Something you should know about Chichi and I: we hate wasps.                 

 

Breathing And Money Are The Same (just hear me out!)

WARNING: THIS BLOGGER DOESN’T PLAN OUT POSTS. THOUGHTS MAY BE SEVERELY SCATTERED.

I love writing, but more than that, I love expressing how I feel through songs. I wrote a song a few months ago called “Best Day of Your Life”, and performed it at the Alley Cat (great experience). It took me ten minutes to write because the words had been boiling inside me, ready to….no wait. boiling may not be the word I was looking for… No, they had been BUILDING up inside me, ready to…ex..plode. Ok sure. ANYWAYS. The POINT is,those words were coming out whether I wanted them to or not. 

I want people to reflect on their lives and be able to tell me they’re doing all they can to live their life. And if the answer is no, there is absolutely no justification for this. God has given us a gift. It’s called breathing. And breathing is like…money. WHAT?! Money, really? I haven’t a clue where this is going…gimme a sec…ok it’s been like 3 min and 27 seconds, but fear not, because I came up with something. 

Someday we’re all going to realize that buying things for ourselves will never satisfy our hearts. Indulging in clothes, cars, and guitars will NOT fill your cup, because it all ends with you. Once you grow out of the Abercrombie and Fitch shirt that barely fits you anyway, and  you eat half your body weight in seven dollar Qdoba burritos, what’s left? How have you used your money to help others? How lonely do you feel? Have you planted a seed? Have you helped a friend who may be inspired to help others after experiencing your love and selflessness? Are you getting tired of me asking questions? Most of this paragraph is questions, how does that make you feel? Do you wanna talk about it?   

Let’s think about how good  it feels to see the look on someone’s face after handing them the perfect gift. What about your impact on the charities you send money to…the ones whose patients hang on to a thread of hope? And helping fellowship and community grow when you give money to the church?  Spend for them too. How do you feel when a friend calls you at 2 am to talk about their struggles cause they know you’re the one they can turn to? And when you take time out of your day to say hello to the kid no one talks to. Breathe for them too. When it all comes down to it, will you reveal to the world who you truly are? Or will you mask yourself in insecurities and fear. Strip yourself of pride, and don’t be timid. Live for them too.

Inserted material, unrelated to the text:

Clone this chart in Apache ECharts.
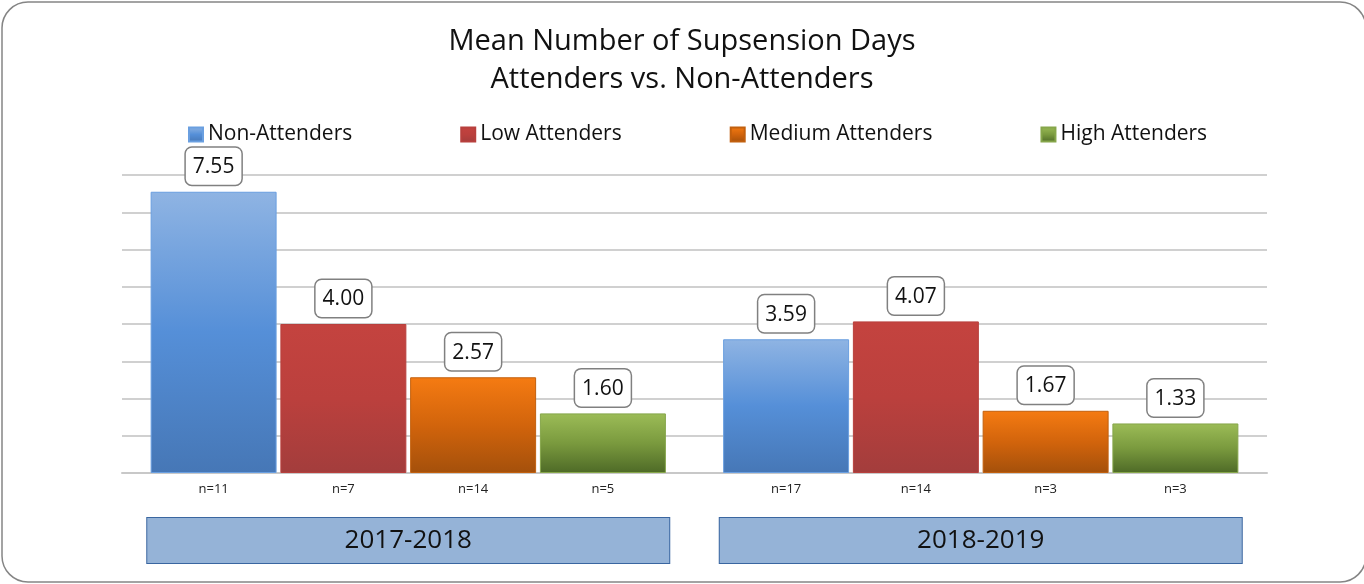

Truly caring for others is no easy task, so don’t take it lightly. It involves sacrafice, discomfort, and frustration. There will be temptations to give in to your human instincts to experience instant, selfish pleasure. But if you fight your flesh’s tactless retaliation, and continue to breathe for the person next to you, you’re one step closer to LIVING. Living for them is living for Him. One thing you should remember. You’re human. So, when you’re done beating yourself up over every mistake you’ve made, get up. Move on. Because eternity-lasting pity parties are selfish too. You have a lot to give the world, whether you believe it or not. Stop holding it back. He showed us what it means to live an altruistic life, now lets show Him that we care enough to try.

hmm…I guess that all came out right…er close enough. Here’s my song. Let me know if you want to hear it sometime.

 The Best Day of Your Life

The fire in your eyes, the warmth of your disguise

Mystery hides behind what you don’t show

So many things to say, if you just come my way

We’ll walk beneath the stars that barely glow

 

My heart beats to a single drum

And if you find yours to be the same, we’ll run…

 

We roll the dice we take a chance

We’re given one to live

Can you see we’re spinning, now is the time

We fail, we fall, we’ve done it all

We’ve gotten up again

What does it take to have the best day of your life?

 

Crash, burn, it’s your turn now

To discover that life’s unfair

I knew this day couldn’t wait forever

Are you going to choose the harder path?

Or will you just stay there?

Do you want to live something to remember?